■ EXERCISE DETAILS
Starting at the first line of the listing below, repeat each line exactly until the line containing "import plotly.graph_objects as go", which you include. Leave out pictures.

■ DATA

────────────────────────────────────────

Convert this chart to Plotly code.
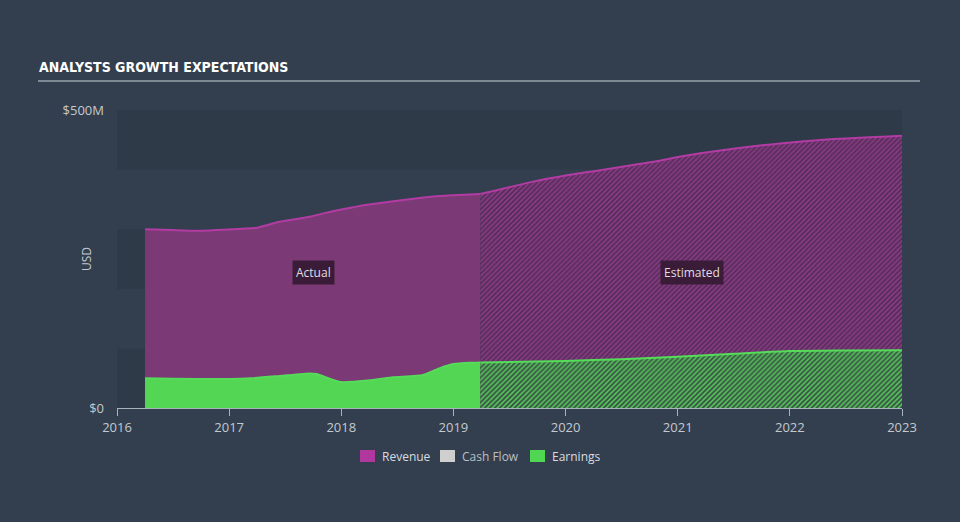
import plotly.graph_objects as go

# ---- data (values in $M, x in fractional years) ----
rev_actual_x = [2016.25, 2016.5, 2016.74, 2016.95, 2017.25, 2017.45, 2017.72, 2017.84, 2018.0, 2018.23, 2018.59, 2018.88, 2019.0, 2019.24]
rev_actual_y = [300, 298.5, 297.5, 299, 302.6, 312.6, 321, 326.6, 333, 341, 350, 355.7, 357, 359]
rev_est_x = [2019.24, 2019.69, 2020.0, 2020.31, 2020.84, 2021.0, 2021.46, 2021.91, 2022.36, 2023.0]
rev_est_y = [359, 379, 390, 399, 415, 421, 434, 444, 451, 457]

earn_actual_x = [2016.25, 2016.5, 2016.95, 2017.2, 2017.45, 2017.72, 2017.78, 2017.99, 2018.28, 2018.46, 2018.73, 2018.88, 2019.0, 2019.17, 2019.24]
earn_actual_y = [50, 49, 48.7, 50, 53.7, 58, 57, 43.6, 47, 51.5, 55.4, 67, 73.8, 76, 76.5]
earn_est_x = [2019.24, 2020.0, 2020.5, 2021.0, 2021.5, 2022.0, 2022.5, 2023.0]
earn_est_y = [76.5, 79, 82, 86, 91, 95.5, 96.5, 97]

year_ticks = [2016, 2017, 2018, 2019, 2020, 2021, 2022, 2023]
y_ticks = [0, 500]
y_tick_text = ["$0", "$500M"]
legend_names = ["Revenue", "Cash Flow", "Earnings"]
legend_colors = ["#b0379e", "#cfcfcf", "#4fd653"]
legend_text_colors = ["#d8dce0", "#b9bfc5", "#d8dce0"]

BG = "#333f4e"
BAND = "#2e3a48"
REV_LINE = "#b23ca3"
REV_FILL = "#7b3a75"
EARN_LINE = "#55dc58"
EARN_FILL = "#52d654"
FONT = "Open Sans, Lato, sans-serif"
TICK_COL = "#c3c9cf"

# pixel -> paper helpers (plot area x 117..902, y 110..408)
def px(xp):
    return (xp - 117) / 785.0

def py(yp):
    return (408 - yp) / 298.0

fig = go.Figure()

fig.add_trace(go.Scatter(
    x=rev_actual_x, y=rev_actual_y, mode="lines", fill="tozeroy",
    line=dict(color=REV_LINE, width=2, shape="spline", smoothing=0.6),
    fillcolor=REV_FILL, showlegend=False, hoverinfo="skip"))
fig.add_trace(go.Scatter(
    x=rev_est_x, y=rev_est_y, mode="lines", fill="tozeroy",
    line=dict(color=REV_LINE, width=2, shape="spline", smoothing=0.6),
    fillcolor="#5a2d5c",
    fillpattern=dict(shape="/", fgcolor="#8e3c88", bgcolor="#552d59", size=3.5, solidity=0.45, fillmode="replace"),
    showlegend=False, hoverinfo="skip"))
fig.add_trace(go.Scatter(
    x=earn_actual_x, y=earn_actual_y, mode="lines", fill="tozeroy",
    line=dict(color=EARN_LINE, width=2, shape="spline", smoothing=0.6),
    fillcolor=EARN_FILL, showlegend=False, hoverinfo="skip"))
fig.add_trace(go.Scatter(
    x=earn_est_x, y=earn_est_y, mode="lines", fill="tozeroy",
    line=dict(color=EARN_LINE, width=2, shape="spline", smoothing=0.6),
    fillcolor="#3f6a4a",
    fillpattern=dict(shape="/", fgcolor="#56c85a", bgcolor="#3a5546", size=3.5, solidity=0.45, fillmode="replace"),
    showlegend=False, hoverinfo="skip"))

shapes = []
for lo, hi in [(0, 100), (200, 300), (400, 500)]:
    shapes.append(dict(type="rect", xref="paper", yref="y", x0=0, x1=1, y0=lo, y1=hi,
                       fillcolor=BAND, line=dict(width=0), layer="below"))
shapes.append(dict(type="line", xref="paper", yref="paper", x0=px(38), x1=px(920), y0=py(81), y1=py(81),
                   line=dict(color="#9aa3ad", width=1.5)))

annotations = [
    dict(text="<b>ANALYSTS GROWTH EXPECTATIONS</b>", xref="paper", yref="paper",
         x=px(37), y=py(67), xanchor="left", yanchor="middle", showarrow=False,
         font=dict(family="DejaVu Sans Condensed, Liberation Sans Narrow, Arial Narrow, sans-serif", size=14, color="#ffffff")),
    dict(text="USD", xref="paper", yref="paper", x=px(86), y=0.5, textangle=-90,
         xanchor="center", showarrow=False, font=dict(family=FONT, size=12, color=TICK_COL)),
    dict(text="Actual", x=2017.75, y=228, xref="x", yref="y", showarrow=False,
         bgcolor="#3a1c38", borderpad=3, font=dict(family=FONT, size=12, color="#e0dce0")),
    dict(text="Estimated", x=2021.13, y=228, xref="x", yref="y", showarrow=False,
         bgcolor="#3a1c38", borderpad=3, font=dict(family=FONT, size=12, color="#e0dce0")),
]

# custom legend
legend_sq_x = [360, 440, 530]
for name, col, tcol, sx in zip(legend_names, legend_colors, legend_text_colors, legend_sq_x):
    shapes.append(dict(type="rect", xref="paper", yref="paper", x0=px(sx), x1=px(sx + 15),
                       y0=py(462), y1=py(450), fillcolor=col, line=dict(width=0)))
    annotations.append(dict(text=name, xref="paper", yref="paper", x=px(sx + 20), y=py(456),
                            xanchor="left", yanchor="middle", showarrow=False,
                            font=dict(family=FONT, size=12, color=tcol)))

fig.update_layout(
    width=960, height=522,
    margin=dict(l=117, r=58, t=110, b=114),
    paper_bgcolor=BG, plot_bgcolor=BG,
    font=dict(family=FONT, size=12, color=TICK_COL),
    shapes=shapes, annotations=annotations,
    showlegend=False,
    xaxis=dict(range=[2016, 2023], tickvals=year_ticks, ticktext=[str(y) for y in year_ticks],
               showgrid=False, zeroline=False, showline=True, linecolor="#aab2bb", linewidth=1,
               ticks="outside", ticklen=7, tickcolor="#aab2bb", tickwidth=1,
               tickfont=dict(family=FONT, size=13, color=TICK_COL)),
    yaxis=dict(range=[0, 500], tickvals=y_ticks, ticktext=y_tick_text, showgrid=False,
               zeroline=False, showline=False, ticks="", ticklabelstandoff=12,
               tickfont=dict(family=FONT, size=13, color=TICK_COL)),
)

fig.write_html("out.html")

────────────────────────────────────────

■ RESPONSE
Convert this chart to Plotly code.
import plotly.graph_objects as go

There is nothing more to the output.